MW: Black womxn’s hair is an extremely contentious issue and has been a contentious issue since colonial times. And the way that black womxn are reclaiming their hair – or rather – claiming their hair, because they were never allowed to claim it in the first place, is an issue that they have to deal with by themselves. We have no right – or rather – non-black people have no right to talk to them about how they should wear their hair or what goes in what situations.

JR: Not even to discuss it?
MW: I think you can discuss it –
JR: Ohhh I can discuss it. Alright I can discuss – – John. Why you so petty?
MW: But in a discussion if you begin speaking over black womxn – which is often the case – that becomes an issue. – Did you even hear this?

JR: Ohhhkay thank you Mishka Wazar. *ends call*

Alright and don’t get me wrong, because I believe that racism is not something that can be experienced by white people. I’ve told you. I think that racism is something experienced by black people. That’s a lesson that I have learnt. But now I’m told that we cannot discuss issues with, with, well you heard what Mishka said. – Yes John, we heard what Mishka said. But we’re not quite sure you did, because you were too busy trying to put your ideas about school rules and the need for paternalistic discipline on the airwaves, and then getting overly offended when you were reminded that people like you and people like me do not have the legitimacy to decide what constitutes cultural expression for black womxn.

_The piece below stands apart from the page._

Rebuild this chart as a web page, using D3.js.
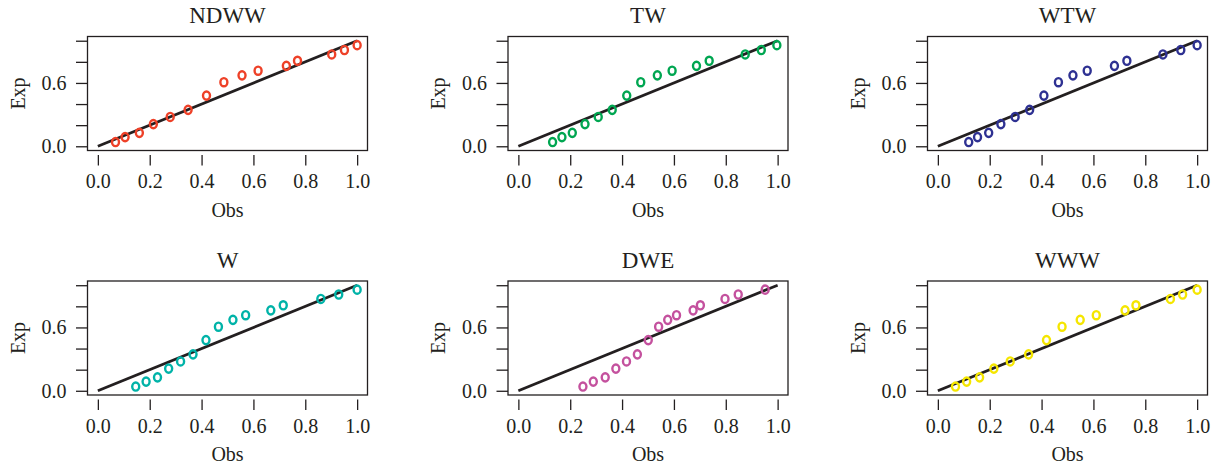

Next time John, maybe you and your network should opt out of hosting a live discussion about a topic you have no lived experience in. And maybe you should have tried to get a learner (with fantastic braids) on the line. Mishka was great, but even as she said, she felt unqualified to talk about the issue at hand.

But now, by the end of this call, we’ve forgotten about the issue of the girls and the exclusion and the systemic racism and we’re reminded of how awful it is that you, John Robbie, had your rights curtailed.

This is the power of big radio. And you kinda abused it.

Author’s note: The “x” in “Womxn” is a gender neutral replacement for “a” or “e”. Therefore includes everyone.